It’s been a long and emotional journey for Manitoba residential school survivor Susan Caribou. Her niece, Tanya Nepinak, has been missing since September 2011 and has never been found.

“I’m still not giving up on Tanya,” says Caribou. “She matters to me. Tanya is still loved. We want her home, we want to have a proper burial. Having no closure, you wonder every day if she’s alive or not.”

In October 2012, Winnipeg police started searching the Brady Road Landfill. Investigators believe Nepinak’s body was put in a West End dumpster a year after she vanished, but a search was unsuccessful.

“I really pray that they will search all the landfills, and a lot of families will have that closure.”

On Wednesday, the Manitoba government announced that search efforts are now underway at Manitoba’s Prairie Green Landfill to find the remains of Morgan Harris and Marcedes Myran, who were killed by serial killer Jeremy Skibicki. Debris is now being moved as the province prepares to search for two slain Indigenous women.

“The search of the Prairie Green Landfill is moving ahead, and we have significant progress to show,” Manitoba Premier Wab Kinew told reporters at a press conference on Wednesday.

The province implemented a five-stage approach to conducting the search. The Manitoba government has begun the third stage.

Stage four will involve the excavation and search of the targeted zone where the remains of two women are believed to be located. Stage four is on track to begin in late fall 2024.

Caribou says she is hopeful this news could lead to other landfills being searched.

“If they can do one search at one landfill, why not continue doing searches for the other landfills. With all the MMIWG (Missing and Murdered Indigenous Women), I believe most of them would be at these landfills. That’s my belief,” she said.

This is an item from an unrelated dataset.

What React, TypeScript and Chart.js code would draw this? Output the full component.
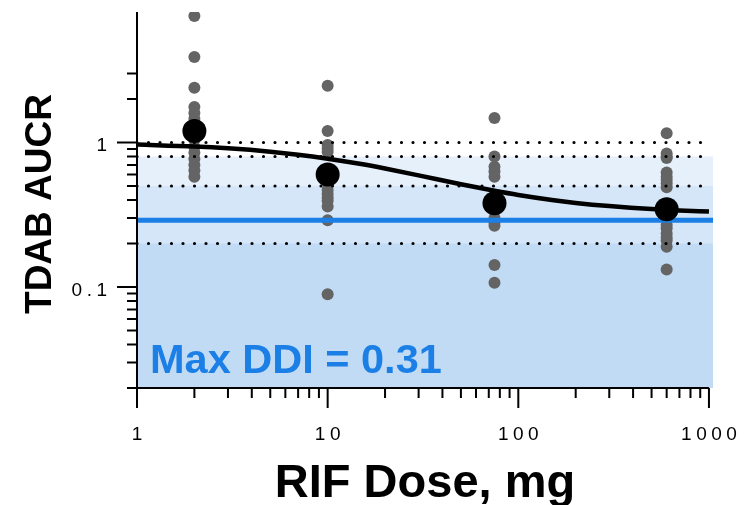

“There have been other landfills that have successfully searched for other people’s loved ones in other provinces, and it has taken Manitoba a long time to finally do a search of the landfill.”

Sandra DeLaronde, the project lead for Ma Mawi Wi Chi Itata Centre’s MMIWG2S+ Implementation Community, also believes other landfills should be searched. She says there is a lot of awareness around missing and murdered Indigenous women and girls, but action, she says, lacks.

“We have to look at those broad-based systemic changes in the courts, in policing, and in investigation techniques going forward to lower those incidents,” she says. “More importantly we have to work in the area of prevention.”